OMAHA, Neb. -- People in Nebraska are surprised to hear their state has come up in a hot Canadian political debate. Tell folks here that the Parti Quebecois cites Nebraska's law on religious clothing as a precedent, and prepare for a series of puzzled stares.
That's because the law is nearly a century old and Nebraskans have forgotten it exists.
The PQ actually pointed to the law as a precedent for its values charter, a centrepiece of its current plan for re-election on April 7.
When he first introduced the charter last year, the minister responsible pointed to two U.S. states as evidence that Quebec would not be the only North American jurisdiction to ban religious clothing for state employees.
But during a recent trip to one of those states The Canadian Press couldn't find anyone aware of the law -- with news of it surprising a longtime politician, a legal analyst at the state legislature, a legislative historian, a political activist, multiple school-board officials, representatives of a teachers' union, two helpful research assistants at the Omaha public library, and the people at an Islamic centre.
"I never knew anything about any such kind of ridiculous law like that," said Chaka Muhammad Benson, a 26-year army drill sergeant and a convert to Islam.
"I think it's kind of stupid, if you ask me... If it doesn't have any hindrance on that person in the performance of their duties, then why go through all that rigamarole? It doesn't make any sense."
Clearly, the Nebraska state legislators of 1919 felt differently.
On Valentine's Day of that year, lawmakers voted for a bill that would punish teachers wearing religious garb in public schools.
Their target was Catholic nuns.
The sisters risked a one-year suspension, along with a $100 fine or 30 days in the county jail. The legislative committee that studied the bill heard how one family felt forced to move to a new town to avoid having their children taught by Catholics.
The Omaha World-Herald ran the story on the second page and didn't quote any opponents of the legislation -- just one politician who feared it was too weak.
"I think that this bill does not go far enough," he said. "I think we should require some of our teachers to add a little bit to the top of their dress and a ruffle or two at the bottom."
Fast-forward 94 years.
Last summer, as he introduced plans for a values charter that would apply not only in classrooms, but also hospitals, courthouses, law-enforcement, the auto-insurance board and all government offices, the lead PQ minister scoffed at the notion of Quebec as some kind of outlier.
In one interview, Bernard Drainville noted that France, Switzerland and Belgium had all developed policies of the sort. And even on this continent, he said, there are two American states -- Nebraska and Pennsylvania -- that don't allow religious symbols in public schools.

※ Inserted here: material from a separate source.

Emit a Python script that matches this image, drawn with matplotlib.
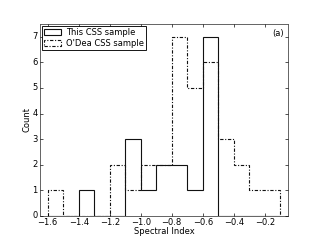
import matplotlib
matplotlib.use("Agg")
import matplotlib.pyplot as plt
import numpy as np

plt.style.use('classic')

edges = [-1.6, -1.5, -1.4, -1.3, -1.2, -1.1, -1.0, -0.9, -0.8, -0.7, -0.6, -0.5, -0.4, -0.3, -0.2, -0.1]
this_counts = [0, 0, 1, 0, 0, 3, 1, 2, 2, 1, 7, 0, 0, 0, 0]
odea_counts = [1, 0, 0, 0, 2, 1, 2, 2, 7, 5, 6, 3, 2, 1, 1]
xticks = [-1.6, -1.4, -1.2, -1.0, -0.8, -0.6, -0.4, -0.2]

fs = 7.5
fig = plt.figure(figsize=(4, 3), dpi=80, facecolor='white')
ax = fig.add_axes([0.125, 0.1, 0.775, 0.8])
centers = (np.array(edges[:-1]) + np.array(edges[1:])) / 2
ax.hist(centers, bins=edges, weights=this_counts, histtype='step', color='#111111',
        linewidth=1.0, linestyle='-', label='This CSS sample')
ax.hist(centers, bins=edges, weights=odea_counts, histtype='step', color='#111111',
        linewidth=1.0, linestyle=(0, (3, 1.5, 1, 1.5)), label="O'Dea CSS sample")
ax.set_xlim(-1.65, -0.05)
ax.set_ylim(0, 7.5)
ax.set_xticks(xticks)
ax.set_yticks(range(0, 8))
ax.tick_params(labelsize=fs, length=3, width=0.6, pad=2)
for s in ax.spines.values():
    s.set_linewidth(0.8)
    s.set_color('#555555')
ax.set_xlabel('Spectral Index', fontsize=fs, labelpad=0)
ax.set_ylabel('Count', fontsize=fs, labelpad=1)
ax.text(0.985, 0.975, '(a)', transform=ax.transAxes, ha='right', va='top', fontsize=fs)
leg = ax.legend(loc='upper left', fontsize=fs, borderaxespad=0.25, handlelength=2.0,
                borderpad=0.25, labelspacing=0.25, handletextpad=0.6)
leg.get_frame().set_linewidth(0.8)
fig.savefig('out.png', dpi=80, facecolor='white')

"It's not as if the democratic debate that we want in Quebec is not happening elsewhere," Drainville told the Globe and Mail.
There were actually three U.S. states with such laws when Illinois lawyer Mona Elgindy produced a research paper on the issue a few years ago.
Since then, Oregon has repealed a 1923 law that was inspired by the Ku Klux Klan. In Pennsylvania, after the law was applied in an early-1980s case, a pair of subsequent attempts to use it failed for different legal reasons, according to Elgindy's paper. The Pennsylvania Jewish Coalition, meanwhile, says it's not aware of any recent case where the state applied the 1949 law.
And then there's Nebraska. The ban still exists, technically, under statute numbers 79-898 and 79-899.
But a veteran legislator there says he'd never heard of it until contacted a few weeks ago by The Canadian Press.
"It is what is called a dead-letter law," Ernie Chambers said, after doing some research.
"Meaning, it's there but it's never enforced."
If anyone had known about the law, it would have been Chambers.
An elected politician in Nebraska since 1971, he's a staunch advocate of a secular state. In fact, he even filed a lawsuit against God once, demanding an injunction against suffering. He was trying to make a point about frivolous lawsuits, and lost the case.
Chambers didn't want to comment on the Quebec debate but said he has mixed feelings upon learning of the old Nebraska law. He likes religious clothing kept out of the classroom but, he said, he doesn't like the threat of criminal penalties.
In any case, he said, he won't bother trying to amend it because it's just one of many out-of-date, unapplied laws and it doesn't rank very high on the to-do list.
One legal counsel at the Nebraska legislature said there'd probably be trouble if someone did try applying the law. In an email, she called it constitutionally suspect and said any school district that tried using it would likely be sued and lose.
At the Islamic Center of Omaha, one man said it's wrong to cite his state as a precedent for what's going on in Canada.
"They're being deceptive," said Samyr El-Refaie, a university student who handles public affairs at the centre. "They're using an example of a law that's not being enacted.
"It's like a kangaroo law. Some states have these crazy, outlandish laws that were passed in the 1800s -- like a having a kangaroo is a federal crime, or staying up past midnight could get you in trouble. It's just a law that doesn't apply."
He said he knows a teacher who wears a hijab. She was contacted for this story, but declined to be interviewed.
If this dusty old law is now forgotten, it appears, some people would like to keep it that way.